One of the biggest problems with making a film that deals with recent history is that you don't have any perspective. We're far enough away from the events of 9/11 that we can now dispatch that as shorthand in a film like this with a scene of someone watching the Towers fall on TV, then move right into the impact, but we're not far enough away to really grapple with the role we've played in the region since. Eastwood's film doesn't paint a forgiving picture of the way the military works in Iraq in the film, but he's more concerned with the rotting effect of Chris's doubts than the moral certitude of them

Eastwood's scores range from the overwrought (“Mystic River”) to the charmingly light (“Grace Is Gone”), with “American Sniper” demonstrating a few new sonic tricks and a fairly unerring sense of whats right for this story.
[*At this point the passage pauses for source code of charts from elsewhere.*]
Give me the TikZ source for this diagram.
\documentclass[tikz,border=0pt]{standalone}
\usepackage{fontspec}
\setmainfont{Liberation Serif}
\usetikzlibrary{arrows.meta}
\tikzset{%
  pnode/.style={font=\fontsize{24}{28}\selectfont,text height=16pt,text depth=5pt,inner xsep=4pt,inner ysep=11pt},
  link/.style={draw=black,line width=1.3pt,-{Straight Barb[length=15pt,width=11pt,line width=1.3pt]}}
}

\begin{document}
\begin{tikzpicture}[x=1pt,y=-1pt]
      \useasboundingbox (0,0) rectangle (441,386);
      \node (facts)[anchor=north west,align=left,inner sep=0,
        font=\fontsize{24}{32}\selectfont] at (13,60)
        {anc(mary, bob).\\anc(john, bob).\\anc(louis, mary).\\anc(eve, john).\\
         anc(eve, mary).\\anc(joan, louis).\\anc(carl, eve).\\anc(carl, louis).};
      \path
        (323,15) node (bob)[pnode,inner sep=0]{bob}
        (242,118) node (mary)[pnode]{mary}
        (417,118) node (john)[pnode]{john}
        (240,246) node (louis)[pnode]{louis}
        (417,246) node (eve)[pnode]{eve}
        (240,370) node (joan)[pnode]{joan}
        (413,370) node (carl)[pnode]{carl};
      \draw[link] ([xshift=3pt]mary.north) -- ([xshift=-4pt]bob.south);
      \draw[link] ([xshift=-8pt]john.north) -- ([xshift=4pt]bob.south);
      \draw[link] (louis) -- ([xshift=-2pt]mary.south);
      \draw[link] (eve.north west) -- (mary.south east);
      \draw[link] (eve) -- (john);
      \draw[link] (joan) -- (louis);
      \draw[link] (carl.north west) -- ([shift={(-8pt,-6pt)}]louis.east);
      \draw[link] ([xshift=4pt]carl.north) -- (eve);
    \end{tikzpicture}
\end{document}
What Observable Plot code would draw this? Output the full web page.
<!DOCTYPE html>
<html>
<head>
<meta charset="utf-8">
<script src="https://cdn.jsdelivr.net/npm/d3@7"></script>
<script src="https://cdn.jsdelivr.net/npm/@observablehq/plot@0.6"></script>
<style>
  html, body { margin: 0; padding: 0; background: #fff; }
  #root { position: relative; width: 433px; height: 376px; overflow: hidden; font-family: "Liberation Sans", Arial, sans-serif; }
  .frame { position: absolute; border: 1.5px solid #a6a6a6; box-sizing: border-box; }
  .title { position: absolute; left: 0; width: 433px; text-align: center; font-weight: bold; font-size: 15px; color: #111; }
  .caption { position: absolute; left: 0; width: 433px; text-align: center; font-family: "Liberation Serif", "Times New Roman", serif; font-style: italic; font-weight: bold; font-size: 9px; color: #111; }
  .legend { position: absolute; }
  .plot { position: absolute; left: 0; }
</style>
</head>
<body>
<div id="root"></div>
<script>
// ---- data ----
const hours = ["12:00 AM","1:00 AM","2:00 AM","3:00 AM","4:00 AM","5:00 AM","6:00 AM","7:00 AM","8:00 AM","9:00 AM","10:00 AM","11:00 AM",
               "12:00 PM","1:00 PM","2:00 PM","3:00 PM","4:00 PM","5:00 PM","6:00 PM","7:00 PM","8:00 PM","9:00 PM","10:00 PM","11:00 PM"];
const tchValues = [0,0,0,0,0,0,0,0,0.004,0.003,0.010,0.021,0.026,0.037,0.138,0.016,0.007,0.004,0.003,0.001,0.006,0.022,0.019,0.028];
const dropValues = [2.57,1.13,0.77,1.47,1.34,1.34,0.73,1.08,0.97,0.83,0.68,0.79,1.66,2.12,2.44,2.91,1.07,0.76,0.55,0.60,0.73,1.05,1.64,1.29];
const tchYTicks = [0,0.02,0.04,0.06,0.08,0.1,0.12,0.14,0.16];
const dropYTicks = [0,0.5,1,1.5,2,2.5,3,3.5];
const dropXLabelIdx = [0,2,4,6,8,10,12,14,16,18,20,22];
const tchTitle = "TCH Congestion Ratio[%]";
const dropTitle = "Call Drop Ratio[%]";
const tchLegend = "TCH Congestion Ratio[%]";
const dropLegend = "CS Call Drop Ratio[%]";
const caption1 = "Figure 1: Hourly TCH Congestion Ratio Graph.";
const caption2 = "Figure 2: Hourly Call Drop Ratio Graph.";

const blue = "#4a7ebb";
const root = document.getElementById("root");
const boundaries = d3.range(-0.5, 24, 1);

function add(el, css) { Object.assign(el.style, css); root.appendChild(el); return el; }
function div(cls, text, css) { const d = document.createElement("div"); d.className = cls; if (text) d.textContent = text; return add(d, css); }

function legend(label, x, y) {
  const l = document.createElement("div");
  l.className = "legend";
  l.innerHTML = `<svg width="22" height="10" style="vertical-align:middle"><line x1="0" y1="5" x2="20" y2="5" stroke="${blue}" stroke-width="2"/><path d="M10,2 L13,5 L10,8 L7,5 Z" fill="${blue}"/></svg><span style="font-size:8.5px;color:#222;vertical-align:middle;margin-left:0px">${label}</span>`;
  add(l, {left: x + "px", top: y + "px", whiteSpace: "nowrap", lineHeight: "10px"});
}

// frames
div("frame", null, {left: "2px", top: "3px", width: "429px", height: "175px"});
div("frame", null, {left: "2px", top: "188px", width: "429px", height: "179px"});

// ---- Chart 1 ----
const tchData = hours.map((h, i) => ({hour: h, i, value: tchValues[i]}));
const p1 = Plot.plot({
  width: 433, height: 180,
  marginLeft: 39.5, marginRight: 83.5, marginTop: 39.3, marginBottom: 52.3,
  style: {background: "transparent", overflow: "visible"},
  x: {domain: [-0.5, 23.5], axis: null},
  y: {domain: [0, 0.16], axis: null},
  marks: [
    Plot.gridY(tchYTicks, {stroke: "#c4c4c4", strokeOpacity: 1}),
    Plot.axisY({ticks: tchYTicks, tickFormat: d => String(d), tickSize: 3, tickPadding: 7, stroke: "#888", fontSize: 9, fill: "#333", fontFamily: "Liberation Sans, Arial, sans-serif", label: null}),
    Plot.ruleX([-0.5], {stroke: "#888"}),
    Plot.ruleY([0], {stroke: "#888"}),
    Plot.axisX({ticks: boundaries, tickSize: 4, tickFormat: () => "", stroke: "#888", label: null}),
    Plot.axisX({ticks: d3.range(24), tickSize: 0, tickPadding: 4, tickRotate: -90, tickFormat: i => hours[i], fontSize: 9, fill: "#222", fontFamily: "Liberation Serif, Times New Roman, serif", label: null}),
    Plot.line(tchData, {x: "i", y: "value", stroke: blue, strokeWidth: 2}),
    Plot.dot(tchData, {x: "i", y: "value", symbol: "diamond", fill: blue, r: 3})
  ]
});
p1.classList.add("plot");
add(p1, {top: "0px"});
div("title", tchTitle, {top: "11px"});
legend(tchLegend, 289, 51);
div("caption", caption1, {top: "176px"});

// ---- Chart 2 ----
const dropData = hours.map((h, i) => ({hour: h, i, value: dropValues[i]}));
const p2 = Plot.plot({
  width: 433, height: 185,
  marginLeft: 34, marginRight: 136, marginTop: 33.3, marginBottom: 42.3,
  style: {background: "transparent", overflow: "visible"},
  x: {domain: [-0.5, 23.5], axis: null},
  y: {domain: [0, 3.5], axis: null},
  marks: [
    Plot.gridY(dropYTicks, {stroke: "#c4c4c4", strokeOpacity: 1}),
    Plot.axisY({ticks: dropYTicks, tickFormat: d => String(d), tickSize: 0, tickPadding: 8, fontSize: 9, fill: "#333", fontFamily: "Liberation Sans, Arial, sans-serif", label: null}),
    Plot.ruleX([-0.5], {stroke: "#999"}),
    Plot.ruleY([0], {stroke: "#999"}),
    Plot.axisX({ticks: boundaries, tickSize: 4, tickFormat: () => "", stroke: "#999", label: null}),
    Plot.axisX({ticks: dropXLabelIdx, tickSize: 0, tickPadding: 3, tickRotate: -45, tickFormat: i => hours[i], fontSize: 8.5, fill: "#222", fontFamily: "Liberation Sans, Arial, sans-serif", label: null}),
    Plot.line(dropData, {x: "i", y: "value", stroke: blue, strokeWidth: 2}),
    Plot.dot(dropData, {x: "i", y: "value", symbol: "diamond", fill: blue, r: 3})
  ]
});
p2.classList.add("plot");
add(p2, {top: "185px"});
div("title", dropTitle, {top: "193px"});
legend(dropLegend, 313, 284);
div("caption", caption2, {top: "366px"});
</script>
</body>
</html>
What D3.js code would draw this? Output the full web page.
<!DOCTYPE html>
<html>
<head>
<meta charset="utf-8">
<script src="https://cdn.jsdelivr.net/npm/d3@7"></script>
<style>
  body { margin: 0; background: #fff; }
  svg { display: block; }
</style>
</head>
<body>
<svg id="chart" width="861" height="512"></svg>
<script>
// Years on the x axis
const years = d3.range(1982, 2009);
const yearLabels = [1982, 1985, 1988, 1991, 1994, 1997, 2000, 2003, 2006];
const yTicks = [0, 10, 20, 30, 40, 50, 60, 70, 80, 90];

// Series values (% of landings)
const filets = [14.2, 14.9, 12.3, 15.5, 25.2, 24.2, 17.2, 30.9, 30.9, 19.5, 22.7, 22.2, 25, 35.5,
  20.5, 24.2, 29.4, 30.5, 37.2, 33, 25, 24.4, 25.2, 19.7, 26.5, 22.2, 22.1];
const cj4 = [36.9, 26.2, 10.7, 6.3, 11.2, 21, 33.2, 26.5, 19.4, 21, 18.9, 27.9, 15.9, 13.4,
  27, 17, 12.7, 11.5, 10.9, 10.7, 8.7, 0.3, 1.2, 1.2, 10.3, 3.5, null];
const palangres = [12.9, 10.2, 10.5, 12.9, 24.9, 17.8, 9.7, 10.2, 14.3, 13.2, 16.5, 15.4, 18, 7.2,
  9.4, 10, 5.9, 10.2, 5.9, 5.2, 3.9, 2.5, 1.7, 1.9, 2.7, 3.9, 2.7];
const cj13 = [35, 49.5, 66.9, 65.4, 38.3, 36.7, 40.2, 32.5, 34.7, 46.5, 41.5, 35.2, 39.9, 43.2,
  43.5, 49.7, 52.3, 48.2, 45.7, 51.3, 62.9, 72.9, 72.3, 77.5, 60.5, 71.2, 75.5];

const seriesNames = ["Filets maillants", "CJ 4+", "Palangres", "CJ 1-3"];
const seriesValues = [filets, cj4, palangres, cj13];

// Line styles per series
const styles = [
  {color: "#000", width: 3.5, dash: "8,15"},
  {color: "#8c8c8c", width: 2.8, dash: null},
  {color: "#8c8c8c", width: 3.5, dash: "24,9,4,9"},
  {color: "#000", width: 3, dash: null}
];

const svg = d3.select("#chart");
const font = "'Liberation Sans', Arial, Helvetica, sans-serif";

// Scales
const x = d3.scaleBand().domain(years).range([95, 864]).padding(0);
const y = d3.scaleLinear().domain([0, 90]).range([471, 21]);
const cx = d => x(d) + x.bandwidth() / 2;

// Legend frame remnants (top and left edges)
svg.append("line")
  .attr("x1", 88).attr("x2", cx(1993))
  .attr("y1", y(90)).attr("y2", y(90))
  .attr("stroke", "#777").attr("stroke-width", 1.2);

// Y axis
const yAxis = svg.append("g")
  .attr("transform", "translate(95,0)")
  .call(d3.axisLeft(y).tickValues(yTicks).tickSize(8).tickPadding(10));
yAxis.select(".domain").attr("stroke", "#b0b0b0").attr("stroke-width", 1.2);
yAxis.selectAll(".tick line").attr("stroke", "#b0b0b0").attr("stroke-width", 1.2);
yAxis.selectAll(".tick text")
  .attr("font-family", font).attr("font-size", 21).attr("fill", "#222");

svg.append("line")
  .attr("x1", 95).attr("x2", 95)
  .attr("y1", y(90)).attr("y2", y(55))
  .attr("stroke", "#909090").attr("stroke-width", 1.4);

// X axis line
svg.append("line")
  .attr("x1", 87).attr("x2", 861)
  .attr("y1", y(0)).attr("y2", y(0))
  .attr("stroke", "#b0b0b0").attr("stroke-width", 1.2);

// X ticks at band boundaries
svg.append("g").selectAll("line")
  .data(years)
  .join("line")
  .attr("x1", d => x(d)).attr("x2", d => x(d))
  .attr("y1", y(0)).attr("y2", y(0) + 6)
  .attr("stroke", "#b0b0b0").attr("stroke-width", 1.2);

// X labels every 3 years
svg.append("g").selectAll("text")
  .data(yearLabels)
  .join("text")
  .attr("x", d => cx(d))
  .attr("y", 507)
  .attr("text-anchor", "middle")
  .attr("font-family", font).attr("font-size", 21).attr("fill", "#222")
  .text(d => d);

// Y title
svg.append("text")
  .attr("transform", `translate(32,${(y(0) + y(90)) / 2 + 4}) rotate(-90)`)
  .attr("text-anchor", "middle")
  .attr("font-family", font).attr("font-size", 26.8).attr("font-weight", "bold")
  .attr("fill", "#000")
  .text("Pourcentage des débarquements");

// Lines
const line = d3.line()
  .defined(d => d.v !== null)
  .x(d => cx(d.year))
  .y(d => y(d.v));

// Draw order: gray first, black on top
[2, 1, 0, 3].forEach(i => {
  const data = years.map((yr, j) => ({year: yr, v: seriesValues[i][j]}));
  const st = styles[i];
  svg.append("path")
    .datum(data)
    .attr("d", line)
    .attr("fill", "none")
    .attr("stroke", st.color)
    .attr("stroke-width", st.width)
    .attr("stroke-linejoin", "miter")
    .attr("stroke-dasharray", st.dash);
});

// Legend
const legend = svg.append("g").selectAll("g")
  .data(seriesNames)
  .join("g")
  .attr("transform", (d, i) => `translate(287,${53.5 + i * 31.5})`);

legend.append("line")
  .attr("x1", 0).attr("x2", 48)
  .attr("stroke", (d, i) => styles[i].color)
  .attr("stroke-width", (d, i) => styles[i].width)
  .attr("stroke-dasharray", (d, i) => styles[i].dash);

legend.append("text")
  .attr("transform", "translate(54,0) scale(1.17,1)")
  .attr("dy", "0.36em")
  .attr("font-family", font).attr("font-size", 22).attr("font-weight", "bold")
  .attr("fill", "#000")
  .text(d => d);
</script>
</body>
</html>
The film is put together with a very solid, workmanlike sense of craft, and while I thought the film felt much longer than the two hours or so that it runs, individual scenes are cut well enough. It's the same basic gang who work for Eastwood on everything, and it feels loose-limbed and relaxed. The problem is, there's no real urgency to anything. The stakes for Chris aren't clear. He's so hung up on combat, but for unexplained reasons, that when he keeps returning to combat, it's not terribly surprising or terribly upsetting. The fights are noisy, but they're dull, and if we're not covering any new moral or thematic ground, the least we could do is get some great combat footage. “American Sniper” doesn't even really do that, and while I think the film pays a certain kind of humorless tribute to Chris Kyle, I don't believe I know the real man any better now than I did before I saw the film.

“American Sniper” is minor-key Eastwood, a film that certainly does not offend, but that does not transcend, either. For people who want a perfunctory tribute to a man who seems to have lived an anything-but-perfunctory life, “American Sniper” should thrill, but for anyone looking to this as a film first, it is a flat, oddly stilted misfire.

“American Sniper” is in theaters December 25, 2014.